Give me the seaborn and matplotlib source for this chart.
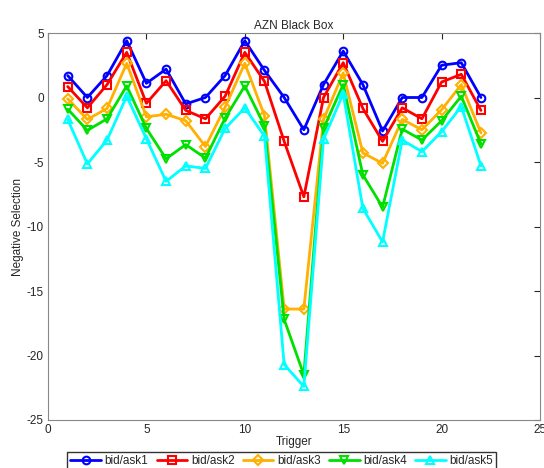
import numpy as np
import pandas as pd
import matplotlib
matplotlib.use('Agg')
import matplotlib.pyplot as plt
import seaborn as sns

trigger = list(range(1, 23))
ask1 = [1.7, 0.0, 1.7, 4.4, 1.1, 2.2, -0.5, 0.0, 1.7, 4.4, 2.1, 0.0,
        -2.5, 1.0, 3.6, 1.0, -2.6, 0.0, 0.0, 2.5, 2.7, 0.0]
ask2 = [0.85, -0.8, 1.0, 3.5, -0.45, 1.3, -1.0, -1.65, 0.1, 3.5, 1.25, -3.4,
        -7.7, 0.0, 2.7, -0.85, -3.4, -0.8, -1.65, 1.2, 1.8, -1.0]
ask3 = [-0.1, -1.7, -0.85, 2.65, -1.5, -1.3, -1.8, -3.8, -0.75, 2.65, -1.4, -16.4,
        -16.4, -1.7, 1.9, -4.3, -5.1, -1.7, -2.5, -0.95, 1.0, -2.75]
ask4 = [-0.9, -2.55, -1.65, 0.9, -2.4, -4.75, -3.65, -4.7, -1.6, 0.9, -2.2, -17.2,
        -21.5, -2.4, 1.0, -6.0, -8.5, -2.45, -3.3, -1.8, 0.1, -3.6]
ask5 = [-1.7, -5.15, -3.3, 0.1, -3.2, -6.5, -5.3, -5.5, -2.4, -0.8, -3.0, -20.7,
        -22.4, -3.25, 0.3, -8.6, -11.2, -3.3, -4.2, -2.65, -0.7, -5.3]

names = ['bid/ask1', 'bid/ask2', 'bid/ask3', 'bid/ask4', 'bid/ask5']
colors = ['#0000ff', '#ff0000', '#ffb000', '#00e000', '#00ffff']
markers = ['o', 's', 'D', 'v', '^']

df = pd.DataFrame({'Trigger': trigger, 'bid/ask1': ask1, 'bid/ask2': ask2,
                   'bid/ask3': ask3, 'bid/ask4': ask4, 'bid/ask5': ask5})
df = df.melt(id_vars='Trigger', var_name='series', value_name='value')

sns.set_style('white')
plt.rcParams['font.family'] = ['Liberation Sans', 'DejaVu Sans']
plt.rcParams['axes.unicode_minus'] = False
fig = plt.figure(figsize=(5.44, 4.68), dpi=100)
ax = fig.add_axes([48/544, 48/468, 492/544, 387/468])

for name, c, m in zip(names, colors, markers):
    sub = df[df['series'] == name]
    sns.lineplot(data=sub, x='Trigger', y='value', color=c, marker=m,
                 markersize=5.5, markerfacecolor='none', markeredgecolor=c,
                 markeredgewidth=1.5, linewidth=2, label=name, ax=ax)

ax.set_xlim(0, 25)
ax.set_ylim(-25, 5)
ax.set_xticks([0, 5, 10, 15, 20, 25])
ax.set_yticks([-25, -20, -15, -10, -5, 0, 5])
ax.tick_params(direction='in', labelsize=8.5, length=4, top=True, right=True, pad=3)
for s in ax.spines.values():
    s.set_color('#888888')
    s.set_linewidth(0.8)
ax.set_title('AZN Black Box', fontsize=8.5, pad=3)
ax.set_xlabel('Trigger', fontsize=8.5, labelpad=0)
ax.set_ylabel('Negative Selection', fontsize=8.5, labelpad=2)
ax.legend(loc='upper center', bbox_to_anchor=(0.475, -0.083), ncol=5,
          fontsize=8.5, frameon=True, fancybox=False, edgecolor='black',
          handlelength=2.6, columnspacing=0.7, handletextpad=0.3,
          borderpad=0.25, borderaxespad=0)

fig.savefig('out.png', dpi=100)
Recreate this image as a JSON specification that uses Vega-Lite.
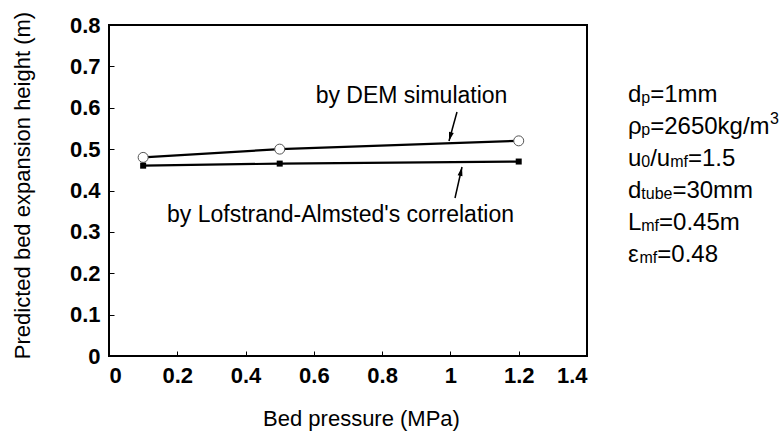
{
  "$schema": "https://vega.github.io/schema/vega-lite/v6.json",
  "width": 478,
  "height": 331,
  "autosize": {"type": "none"},
  "padding": {"left": 109, "top": 25, "right": 193, "bottom": 76},
  "background": "white",
  "config": {
    "font": "Liberation Sans",
    "view": {"stroke": "black", "strokeWidth": 2},
    "axis": {
      "domain": false,
      "grid": false,
      "labelFont": "Liberation Sans",
      "labelFontWeight": "bold",
      "labelFontSize": 22,
      "labelColor": "black",
      "titleFont": "Liberation Sans",
      "titleFontSize": 22,
      "titleFontWeight": "normal",
      "titleColor": "black"
    }
  },
  "datasets": {
    "series": [
      {"method": "DEM simulation", "pressure": 0.1, "height": 0.48},
      {"method": "DEM simulation", "pressure": 0.5, "height": 0.50},
      {"method": "DEM simulation", "pressure": 1.2, "height": 0.52},
      {"method": "Lofstrand-Almsted", "pressure": 0.1, "height": 0.46},
      {"method": "Lofstrand-Almsted", "pressure": 0.5, "height": 0.465},
      {"method": "Lofstrand-Almsted", "pressure": 1.2, "height": 0.47}
    ],
    "arrows": [
      {"arrow": "DEM", "x": 1.0192, "y": 0.5897, "x2": 0.9958, "y2": 0.5196},
      {"arrow": "LA", "x": 1.0134, "y": 0.3819, "x2": 1.0339, "y2": 0.4568}
    ],
    "notes": [
      {"label": "by DEM simulation", "x": 0.886, "y": 0.6115},
      {"label": "by Lofstrand-Almsted's correlation", "x": 0.678, "y": 0.3239}
    ],
    "conditions": [
      {"part": "d", "kind": "main", "x": 1.5201, "y": 0.6139},
      {"part": "p", "kind": "sub", "x": 1.5590, "y": 0.6139},
      {"part": "=1mm", "kind": "main", "x": 1.5851, "y": 0.6139},
      {"part": "ρ", "kind": "main", "x": 1.5201, "y": 0.5366},
      {"part": "p", "kind": "sub", "x": 1.5590, "y": 0.5366},
      {"part": "=2650kg/m", "kind": "main", "x": 1.5851, "y": 0.5366},
      {"part": "3", "kind": "sup", "x": 1.9360, "y": 0.5366},
      {"part": "u", "kind": "main", "x": 1.5201, "y": 0.4592},
      {"part": "0", "kind": "sub", "x": 1.5590, "y": 0.4592},
      {"part": "/u", "kind": "main", "x": 1.5851, "y": 0.4592},
      {"part": "mf", "kind": "sub", "x": 1.6437, "y": 0.4592},
      {"part": "=1.5", "kind": "main", "x": 1.6958, "y": 0.4592},
      {"part": "d", "kind": "main", "x": 1.5201, "y": 0.3819},
      {"part": "tube", "kind": "sub", "x": 1.5590, "y": 0.3819},
      {"part": "=30mm", "kind": "main", "x": 1.6501, "y": 0.3819},
      {"part": "L", "kind": "main", "x": 1.5201, "y": 0.3045},
      {"part": "mf", "kind": "sub", "x": 1.5590, "y": 0.3045},
      {"part": "=0.45m", "kind": "main", "x": 1.6111, "y": 0.3045},
      {"part": "ε", "kind": "main", "x": 1.5201, "y": 0.2272},
      {"part": "mf", "kind": "sub", "x": 1.5537, "y": 0.2272},
      {"part": "=0.48", "kind": "main", "x": 1.6059, "y": 0.2272}
    ]
  },
  "layer": [
    {
      "data": {"name": "series"},
      "transform": [{"filter": "datum.method === 'DEM simulation'"}],
      "mark": {"type": "line", "color": "black", "strokeWidth": 2.2},
      "encoding": {
        "x": {"field": "pressure", "type": "quantitative", "scale": {"domain": [0, 1.4], "nice": false, "zero": false},
              "axis": {"values": [0, 0.2, 0.4, 0.6, 0.8, 1, 1.2, 1.4], "format": "~g", "title": "Bed pressure (MPa)",
                       "ticks": true, "tickSize": 5, "offset": -5, "tickColor": "black", "tickWidth": 1, "zindex": 1, "labelPadding": 9,
                       "titleX": 252, "titleY": 74, "titleAlign": "center", "titleBaseline": "alphabetic"}},
        "y": {"field": "height", "type": "quantitative", "scale": {"domain": [0, 0.8], "nice": false, "zero": false},
              "axis": {"values": [0, 0.1, 0.2, 0.3, 0.4, 0.5, 0.6, 0.7, 0.8], "format": "~g", "title": "Predicted bed expansion height (m)",
                       "ticks": true, "tickSize": 5, "offset": -5, "tickColor": "black", "tickWidth": 1, "zindex": 1, "labelPadding": 9,
                       "titleX": -85, "titleY": 160, "titleAlign": "center", "titleBaseline": "alphabetic", "titleAngle": -90}}
      }
    },
    {
      "data": {"name": "series"},
      "transform": [{"filter": "datum.method === 'Lofstrand-Almsted'"}],
      "mark": {"type": "line", "color": "black", "strokeWidth": 2.2},
      "encoding": {
        "x": {"field": "pressure", "type": "quantitative", "scale": {"domain": [0, 1.4], "nice": false, "zero": false}},
        "y": {"field": "height", "type": "quantitative", "scale": {"domain": [0, 0.8], "nice": false, "zero": false}}
      }
    },
    {
      "data": {"name": "series"},
      "transform": [{"filter": "datum.method === 'DEM simulation'"}],
      "mark": {"type": "point", "shape": "circle", "filled": true, "fill": "white", "stroke": "#555555", "strokeWidth": 1, "size": 100, "opacity": 1},
      "encoding": {
        "x": {"field": "pressure", "type": "quantitative", "scale": {"domain": [0, 1.4], "nice": false, "zero": false}},
        "y": {"field": "height", "type": "quantitative", "scale": {"domain": [0, 0.8], "nice": false, "zero": false}}
      }
    },
    {
      "data": {"name": "series"},
      "transform": [{"filter": "datum.method === 'Lofstrand-Almsted'"}],
      "mark": {"type": "point", "shape": "square", "filled": true, "color": "black", "size": 36, "opacity": 1},
      "encoding": {
        "x": {"field": "pressure", "type": "quantitative", "scale": {"domain": [0, 1.4], "nice": false, "zero": false}},
        "y": {"field": "height", "type": "quantitative", "scale": {"domain": [0, 0.8], "nice": false, "zero": false}}
      }
    },
    {
      "data": {"name": "arrows"},
      "mark": {"type": "rule", "color": "black", "strokeWidth": 1.5},
      "encoding": {
        "x": {"field": "x", "type": "quantitative", "scale": {"domain": [0, 1.4], "nice": false, "zero": false}},
        "y": {"field": "y", "type": "quantitative", "scale": {"domain": [0, 0.8], "nice": false, "zero": false}},
        "x2": {"field": "x2"},
        "y2": {"field": "y2"}
      }
    },
    {
      "data": {"name": "arrows"},
      "transform": [{"filter": "datum.arrow === 'DEM'"}],
      "mark": {"type": "point", "shape": "M0,0L0.55,2L-0.55,2Z", "filled": true, "color": "black", "size": 81, "angle": 195.4, "opacity": 1},
      "encoding": {
        "x": {"field": "x2", "type": "quantitative", "scale": {"domain": [0, 1.4], "nice": false, "zero": false}},
        "y": {"field": "y2", "type": "quantitative", "scale": {"domain": [0, 0.8], "nice": false, "zero": false}}
      }
    },
    {
      "data": {"name": "arrows"},
      "transform": [{"filter": "datum.arrow === 'LA'"}],
      "mark": {"type": "point", "shape": "M0,0L0.55,2L-0.55,2Z", "filled": true, "color": "black", "size": 81, "angle": 12.7, "opacity": 1},
      "encoding": {
        "x": {"field": "x2", "type": "quantitative", "scale": {"domain": [0, 1.4], "nice": false, "zero": false}},
        "y": {"field": "y2", "type": "quantitative", "scale": {"domain": [0, 0.8], "nice": false, "zero": false}}
      }
    },
    {
      "data": {"name": "notes"},
      "mark": {"type": "text", "font": "Liberation Sans", "fontSize": 23, "color": "black", "align": "center", "baseline": "alphabetic"},
      "encoding": {
        "x": {"field": "x", "type": "quantitative", "scale": {"domain": [0, 1.4], "nice": false, "zero": false}},
        "y": {"field": "y", "type": "quantitative", "scale": {"domain": [0, 0.8], "nice": false, "zero": false}},
        "text": {"field": "label"}
      }
    },
    {
      "data": {"name": "conditions"},
      "transform": [{"filter": "datum.kind === 'main'"}],
      "mark": {"type": "text", "font": "Liberation Sans", "fontSize": 24, "color": "black", "align": "left", "baseline": "alphabetic"},
      "encoding": {
        "x": {"field": "x", "type": "quantitative", "scale": {"domain": [0, 1.4], "nice": false, "zero": false}},
        "y": {"field": "y", "type": "quantitative", "scale": {"domain": [0, 0.8], "nice": false, "zero": false}},
        "text": {"field": "part"}
      }
    },
    {
      "data": {"name": "conditions"},
      "transform": [{"filter": "datum.kind === 'sub'"}],
      "mark": {"type": "text", "font": "Liberation Sans", "fontSize": 16, "color": "black", "align": "left", "baseline": "alphabetic", "dy": 1},
      "encoding": {
        "x": {"field": "x", "type": "quantitative", "scale": {"domain": [0, 1.4], "nice": false, "zero": false}},
        "y": {"field": "y", "type": "quantitative", "scale": {"domain": [0, 0.8], "nice": false, "zero": false}},
        "text": {"field": "part"}
      }
    },
    {
      "data": {"name": "conditions"},
      "transform": [{"filter": "datum.kind === 'sup'"}],
      "mark": {"type": "text", "font": "Liberation Sans", "fontSize": 16, "color": "black", "align": "left", "baseline": "alphabetic", "dy": -10},
      "encoding": {
        "x": {"field": "x", "type": "quantitative", "scale": {"domain": [0, 1.4], "nice": false, "zero": false}},
        "y": {"field": "y", "type": "quantitative", "scale": {"domain": [0, 0.8], "nice": false, "zero": false}},
        "text": {"field": "part"}
      }
    }
  ]
}
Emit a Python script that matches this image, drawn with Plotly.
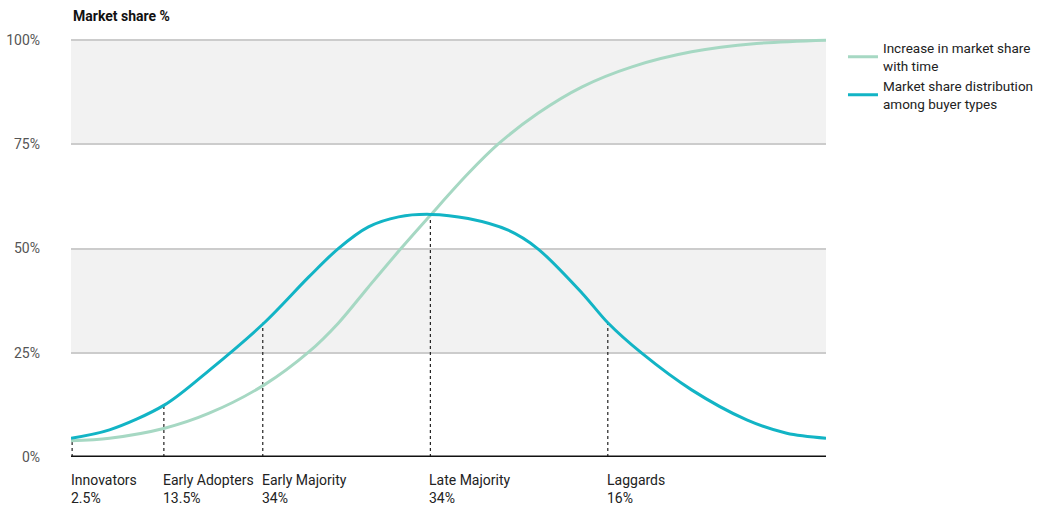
import plotly.graph_objects as go

# ---- data ----
dist_x = [0, 5.1, 12.4, 18.3, 25.6, 31.5, 35.4, 39.4, 43.4, 47.6, 52.6, 57.9, 61.8, 67.7, 71.1, 75.6, 82.2, 89.5, 94.8, 100]
dist_y = [4.5, 6.5, 12.5, 20.8, 32.2, 43.2, 50.0, 55.2, 57.6, 58.2, 57.2, 54.4, 50.0, 39.3, 32.2, 24.9, 16.1, 8.9, 5.7, 4.5]

cum_x = [0, 5.1, 12.4, 18.3, 25.6, 31.5, 35.4, 39.4, 43.7, 47.6, 52.6, 56.6, 61.8, 67.7, 74.3, 82.2, 90.8, 100]
cum_y = [3.9, 4.5, 6.9, 10.5, 17.3, 25.2, 32.1, 40.8, 50.0, 58.0, 68.0, 75.1, 82.4, 88.8, 93.6, 97.2, 99.2, 100]

stage_names = ["Innovators", "Early Adopters", "Early Majority", "Late Majority", "Laggards"]
stage_shares = ["2.5%", "13.5%", "34%", "34%", "16%"]
stage_x = [0.15, 12.3, 25.4, 47.6, 71.1]
stage_top = [3.8, 12.5, 32.2, 58.0, 32.2]

y_ticks = [0, 25, 50, 75, 100]
y_tick_text = ["0%", "25%", "50%", "75%", "100%"]
bands = [(25, 50), (75, 100)]

GREEN = "#a6d8c3"
TEAL = "#12b4c5"
FONT = "Roboto, Arial, sans-serif"

fig = go.Figure()

# dotted stage markers
for sx, st in zip(stage_x, stage_top):
    fig.add_trace(go.Scatter(x=[sx, sx], y=[0, st], mode="lines",
                             line=dict(color="#222", width=1.2, dash="dot"),
                             showlegend=False, hoverinfo="skip"))

fig.add_trace(go.Scatter(x=cum_x, y=cum_y, mode="lines",
                         line=dict(color=GREEN, width=3, shape="spline", smoothing=0.9),
                         name="Increase in market share<br>with time"))
fig.add_trace(go.Scatter(x=dist_x, y=dist_y, mode="lines",
                         line=dict(color=TEAL, width=3, shape="spline", smoothing=0.9),
                         name="Market share distribution<br>among buyer types"))

for lo, hi in bands:
    fig.add_shape(type="rect", xref="x domain", yref="y", x0=0, x1=1, y0=lo, y1=hi,
                  fillcolor="#f2f2f2", line_width=0, layer="below")

# baseline
fig.add_shape(type="line", xref="x domain", yref="y", x0=0, x1=1, y0=0, y1=0,
              line=dict(color="#111", width=3), layer="above")

for name, share, sx in zip(stage_names, stage_shares, stage_x):
    fig.add_annotation(x=sx, y=0, xref="x", yref="paper", xanchor="left", yanchor="top",
                       xshift=-3, yshift=-13, showarrow=False, align="left",
                       text=f"{name}<br>{share}",
                       font=dict(family=FONT, size=14, color="#222"))

fig.add_annotation(x=0, y=1, xref="paper", yref="paper", xanchor="left", yanchor="bottom",
                   yshift=10, showarrow=False, text="<b>Market share %</b>",
                   font=dict(family=FONT, size=14, color="#111"))

fig.update_layout(
    width=1038, height=507,
    margin=dict(l=71, r=212, t=36, b=50, autoexpand=False),
    plot_bgcolor="white", paper_bgcolor="white",
    font=dict(family=FONT, size=14, color="#222"),
    showlegend=True,
    legend=dict(x=1.0225, y=1.008, xanchor="left", yanchor="top", xref="paper", yref="paper",
                font=dict(family=FONT, size=13.5, color="#222"),
                bgcolor="rgba(0,0,0,0)", tracegroupgap=2, itemwidth=30),
    xaxis=dict(range=[0, 100], showgrid=False, zeroline=False, showticklabels=False,
               showline=False, fixedrange=True, automargin=False),
    yaxis=dict(range=[0, 101], tickvals=y_ticks, ticktext=y_tick_text,
               showgrid=True, gridcolor="#cccccc", gridwidth=1.5, zeroline=False,
               showline=False, ticklabelstandoff=30, automargin=False, fixedrange=True,
               tickfont=dict(family="Roboto, Arial, sans-serif", size=14, color="#555")),
)

fig.write_html("out.html", config={"displayModeBar": False},
               post_script="document.body.style.margin='0';")
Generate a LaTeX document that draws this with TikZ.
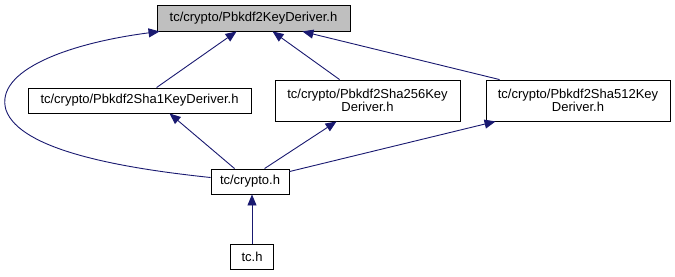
\documentclass[tikz,border=0pt]{standalone}
\usepackage{fontspec}
\setmainfont{Liberation Sans}
\usetikzlibrary{arrows.meta}
\definecolor{edgeblue}{RGB}{25,25,112}
\definecolor{nodegray}{RGB}{191,191,191}
\begin{document}
\begin{tikzpicture}[x=1pt,y=-1pt,
  filebox/.style={draw=black, line width=0.9pt, fill=white, inner sep=0pt,
    align=center, font=\fontsize{13}{13.5}\selectfont},
  dep/.style={draw=edgeblue, line width=0.9pt,
    -{Triangle[length=11pt,width=9pt]}}]
\useasboundingbox (0,0) rectangle (675,276);

% header files
\node[filebox, fill=nodegray, minimum width=193pt, minimum height=26pt]
  (kd) at (253.5,18) {tc/crypto/Pbkdf2KeyDeriver.h};
\node[filebox, minimum width=223pt, minimum height=25pt]
  (sha1) at (139.5,100.5) {tc/crypto/Pbkdf2Sha1KeyDeriver.h};
\node[filebox, minimum width=185pt, minimum height=41pt]
  (sha256) at (367.5,100.5) {tc/crypto/Pbkdf2Sha256Key\\Deriver.h};
\node[filebox, minimum width=184pt, minimum height=41pt]
  (sha512) at (578,100.5) {tc/crypto/Pbkdf2Sha512Key\\Deriver.h};
\node[filebox, minimum width=78pt, minimum height=25pt]
  (crypto) at (250,181.5) {tc/crypto.h};
\node[filebox, minimum width=43pt, minimum height=25pt]
  (tc) at (252,256.5) {tc.h};

% include dependencies
\draw[dep] ([xshift=129pt]sha1.north west) -- ([xshift=80pt]kd.south west);
\draw[dep] ([xshift=65pt]sha256.north west) -- ([xshift=116pt]kd.south west);
\draw[dep] ([xshift=14pt]sha512.north west) -- ([xshift=-48pt]kd.south east);
\draw[dep] ([yshift=4pt]crypto.west)
  .. controls (120,168) and (20,150) .. (6,110)
  .. controls (-6,70) and (70,43) .. ([xshift=3pt]kd.south west);
\draw[dep] ([xshift=24pt]crypto.north west) -- ([xshift=142pt]sha1.south west);
\draw[dep] ([xshift=54pt]crypto.north west) -- ([xshift=62pt]sha256.south west);
\draw[dep] ([yshift=-3pt]crypto.north east) -- ([xshift=10pt]sha512.south west);
\draw[dep] (tc.north) -- (tc.north |- crypto.south);
\end{tikzpicture}
\end{document}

*YOUR TASK*.
Extract all lines containing the word "image".

*SOLVED PROBLEM*.
Recreate this image as a JSON specification that uses Vega-Lite.
Emit a Python script that matches this image, drawn with Plotly.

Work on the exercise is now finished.